The Taxi Drivers Association of Austin (TDAA) announced recently that it has received a charter from the National Taxi Worker Alliance, an affiliate of the AFL-CIO. The Austin taxi drivers are classified as independent contractors and thus are barred from engaging in collective bargaining, but they think that joining organized labor will give them added strength in their collective effort to fight for better pay, benefits, and job security.
“The bare minimum protections required for a taxi driver to have a dignified life are not available to us today because of the economic instability we work under,” said Merga Gemada, vice president of TDAA at a press conference announcing the group’s affiliation with the AFL-CIO. “At the same time, drivers are not covered by workers’ comp or disability and have no insurance to protect themselves in the case of an accident. Today’s affiliation is also the launch for the TDAA’s campaign for economic rights and dignity, in which drivers are demanding greater job security and a safety net against their precarious working conditions.”
A report issued in 2010 by Texas Rio Grande Legal Aid describes in detail just how precarious it is being a taxi driver in Austin. According to the report, the average taxi driver in Austin earns about $200 a week before taxes, $90 a week less than a Texas minimum wage worker who works 40 hours a week.
But taxi drivers work an average of 12 hours a day, six and one-half days a week, and 51 1/2 weeks a year.
Because they are classified as independent contractors, they have no company sponsored health care or pension benefits.
They must also compete against unregulated transportation options such as the numerous pedicabs in downtown Austin, and Super Shuttle, which drives people to the airport.
Taxi drivers have few if any protections against unfair personnel actions such as the termination of their contracts with Austin’s three cab companies.
Even though TDAA can’t bargain collectively, it has been standing up the rights of taxi drivers especially in dealing with the City of Austin, which regulates the cab companies.

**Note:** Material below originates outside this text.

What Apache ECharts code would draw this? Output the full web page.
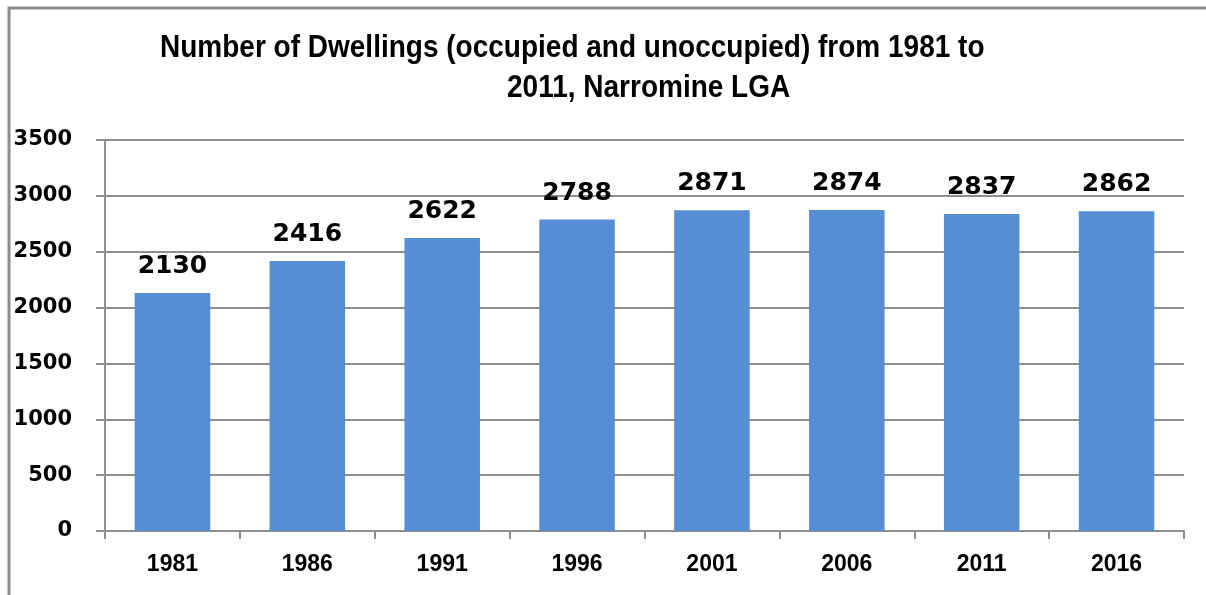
<!DOCTYPE html>
<html>
<head>
<meta charset="utf-8">
<script src="https://cdn.jsdelivr.net/npm/echarts@6/dist/echarts.min.js"></script>
<style>
  html, body { margin: 0; padding: 0; background: #fff; }
  #main { width: 1206px; height: 595px; }
</style>
</head>
<body>
<div id="main"></div>
<script>
const years = ["1981", "1986", "1991", "1996", "2001", "2006", "2011", "2016"];
const dwellings = [2130, 2416, 2622, 2788, 2871, 2874, 2837, 2862];
const yTicks = { min: 0, max: 3500, interval: 500 };
const titleLines = ["Number of Dwellings (occupied and unoccupied) from 1981 to", "2011, Narromine LGA"];

const chart = echarts.init(document.getElementById("main"));
const gray = "#8e8e8e";
const titleFont = "bold 32px 'Liberation Sans'";

chart.setOption({
  animation: false,
  graphic: [
    {
      type: "polyline",
      shape: { points: [[9, 600], [9, 8], [1210, 8]] },
      style: { fill: null, stroke: gray, lineWidth: 3 }
    },
    {
      type: "text",
      x: 160,
      y: 32,
      scaleX: 0.875,
      style: { text: titleLines[0], font: titleFont, fill: "#000", textVerticalAlign: "top" }
    },
    {
      type: "text",
      x: 507,
      y: 72,
      scaleX: 0.875,
      style: { text: titleLines[1], font: titleFont, fill: "#000", textVerticalAlign: "top" }
    }
  ],
  grid: { left: 105, right: 22, top: 140, bottom: 64 },
  xAxis: {
    type: "category",
    data: years,
    axisLine: { lineStyle: { color: gray, width: 2 } },
    axisTick: { show: true, length: 8, lineStyle: { color: gray, width: 2 } },
    axisLabel: {
      margin: 22,
      fontFamily: "Liberation Sans",
      fontWeight: "bold",
      fontSize: 23,
      color: "#000"
    }
  },
  yAxis: {
    type: "value",
    min: yTicks.min,
    max: yTicks.max,
    interval: yTicks.interval,
    axisLine: { show: true, lineStyle: { color: gray, width: 2 } },
    axisTick: { show: true, length: 9, lineStyle: { color: gray, width: 2 } },
    splitLine: { lineStyle: { color: gray, width: 2 } },
    axisLabel: {
      margin: 33,
      formatter: (v) => String(v),
      fontFamily: "DejaVu Sans",
      fontWeight: "bold",
      fontSize: 21,
      color: "#000"
    }
  },
  series: [
    {
      type: "bar",
      data: dwellings,
      barWidth: "56%",
      itemStyle: { color: "#558ed5" },
      label: {
        show: true,
        position: "top",
        distance: 14,
        fontFamily: "DejaVu Sans",
        fontWeight: "bold",
        fontSize: 25,
        color: "#000"
      }
    }
  ]
});
</script>
</body>
</html>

Through various forms of collective action TDAA has won a minimum fare from the airport, stopped an effort to impose a maximum fare from the airport, and increased the number of cab stands in downtown Austin.
TDAA has also won the right to represent taxi drivers at the Austin transportation department and to have presence a various stakeholder meetings where transportation issues are discussed and plans developed.
TDAA has been opposing plans supported by the cab companies to increase the number of taxi licenses in the city. Doing so would increase cab company profits but lower pay for those already working as taxi drivers.
Taxi drivers in Austin are largely immigrants, trying to eke out a living in a city where the cost of living has been rising rapidly.
By granting them their union charter, the AFL-CIO has recognizes that their effort to improve their conditions through collective action is an important form of struggle to improve the lives of working people even though it does not conform to the traditional collective bargaining paradigm.
By joining the National Taxi Workers Alliance, TDAA becomes part of family that includes taxi workers in New York and Philadelphia.